Fecal Microbiota Transplantation from Mice Receiving Magnetic Mitohormesis Treatment Reverses High-Fat Diet-Induced Metabolic and Osteogenic Dysfunction

• Published in: International journal of molecular sciences Vol. 26; no. 12; p. 5450
• Main Authors: Wong, Jun Kit Craig, Patel, Bharati Kadamb, Tai, Yee Kit, Tan, Tuan Zea, Khine, Wei Wei Thwe, Chen, Way Cherng, Kukumberg, Marek, Ching, Jianhong, Lee, Lye Siang, Chua, Kee Voon, Tan, Tsze Yin, Wu, Kwan Yu, Bai, Xizhe, Iversen, Jan Nikolas, Purnamawati, Kristy, Abdul Jalil, Rufaihah, Kumar, Alan Prem, Lee, Yuan Kun, Moochhala, Shabbir M., Franco-Obregón, Alfredo
• Format: Journal Article
• Language: English
• Published: Switzerland MDPI AG 06.06.2025; MDPI
• Subjects: Animals; Antibiotics; Body fat; Bone Density; Bones; Ceramides; Ceramides - metabolism; Comparative analysis; Density; Dextrose; Diet; Diet, High-Fat - adverse effects; Electromagnetic fields; Electromagnetism; Fatty acids; Fecal Microbiota Transplantation - methods; Feces; Gastrointestinal Microbiome; Gene expression; Genes; Genotype & phenotype; Glucose; Inflammation; Intervention; Liver - metabolism; Magnetic Field Therapy - methods; Male; Metabolic Diseases - etiology; Metabolic Diseases - metabolism; Metabolic Diseases - therapy; Metabolism; Mice; Mice, Inbred C57BL; Microbiota; Microbiota (Symbiotic organisms); Obesity; Osteogenesis; Osteoporosis; Plant lipids; Type 2 diabetes; Singapore; California; United States; Massachusetts; non-alcoholic fatty liver disease (NAFLD); gut microbiome; non-alcoholic steatohepatitis (NASH); osteogenesis; PEMF therapy; ceramides; obesity
• ISSN: 1422-0067; 1661-6596; 1422-0067
• DOI: 10.3390/ijms26125450

This study compared the metabolic consequences of fecal microbiota transplantation (FMT) from donor mice that had been either administered pulsed electromagnetic field (PEMF) therapy or exercised to recipient mice fed a high-fat diet (HFD).

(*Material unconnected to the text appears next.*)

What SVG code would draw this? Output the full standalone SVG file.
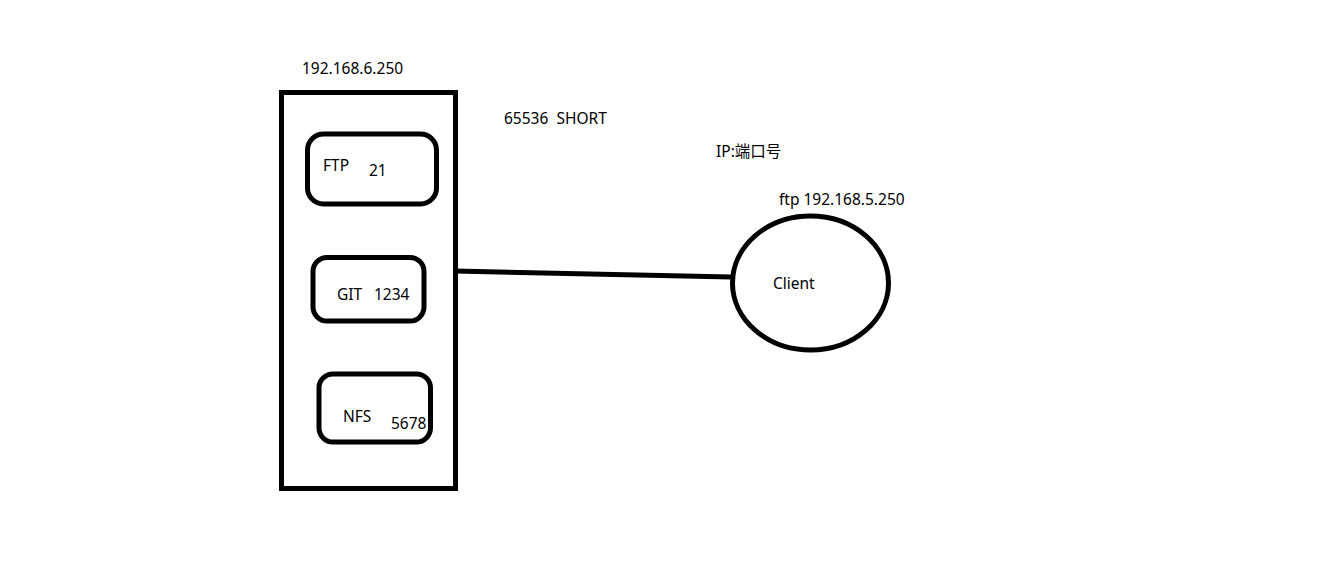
<svg xmlns="http://www.w3.org/2000/svg" width="1341" height="577" viewBox="0 0 1341 577">
<style>
.s{fill:none;stroke:#000;stroke-width:5}
.t{font-family:"Noto Sans","Liberation Sans","Noto Sans CJK SC",sans-serif;font-size:15.5px;fill:#000}
</style>
<rect width="1341" height="577" fill="#fff"/>
<g id="server">
<rect class="s" x="281.5" y="92.5" width="174" height="396"/>
<text class="t" x="302" y="74">192.168.6.250</text>
</g>
<g id="ftp">
<rect class="s" x="307.5" y="134" width="129" height="70" rx="16"/>
<text class="t" x="323" y="171">FTP</text>
<text class="t" x="369" y="176">21</text>
</g>
<g id="git">
<rect class="s" x="313" y="257.5" width="111" height="63.5" rx="14"/>
<text class="t" x="337" y="300">GIT</text>
<text class="t" x="374" y="300">1234</text>
</g>
<g id="nfs">
<rect class="s" x="319" y="374" width="111.5" height="68" rx="14"/>
<text class="t" x="343" y="422">NFS</text>
<text class="t" x="391" y="429">5678</text>
</g>
<g id="client">
<ellipse class="s" cx="810.5" cy="283" rx="78" ry="67"/>
<text class="t" x="773" y="289">Client</text>
<text class="t" x="779" y="205">ftp 192.168.5.250</text>
</g>
<g id="labels">
<text class="t" x="504" y="124" xml:space="preserve">65536  SHORT</text>
<text class="t" x="716" y="157">IP:端口号</text>
</g>
<g id="connectors">
<path class="s" d="M454 271 L731 277"/>
</g>
</svg>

Eight weeks of PEMF treatment (10 min/week) enhanced PGC-1α-associated mitochondrial and metabolic gene expression in white and brown adipose to a greater degree than eight weeks of exercise (30–40 min/week). FMT from PEMF-treated donor mice recapitulated these adipogenic adaptations in HFD-fed recipient mice more faithfully than FMT from exercised donors. Direct PEMF treatment altered hepatic phospholipid composition, reducing long-chain ceramides (C16:0) and increasing very long-chain ceramides (C24:0), which could be transferred to PEMF-FMT recipient mice. FMT from PEMF-treated mice was also more effective at recovering glucose tolerance than FMT from exercised mice. PEMF treatment also enhanced bone density in both donor and HFD recipient mice. The gut Firmicutes/Bacteroidetes (F/B) ratio was lowest in both the directly PEMF-exposed and PEMF-FMT recipient mouse groups, consistent with a leaner phenotype. PEMF treatment, either directly applied or via FMT, enhanced adipose thermogenesis, ceramide levels, bone density, hepatic lipids, F/B ratio, and inflammatory blood biomarkers more than exercise. PEMF therapy may represent a non-invasive and non-strenuous method to ameliorate metabolic disorders.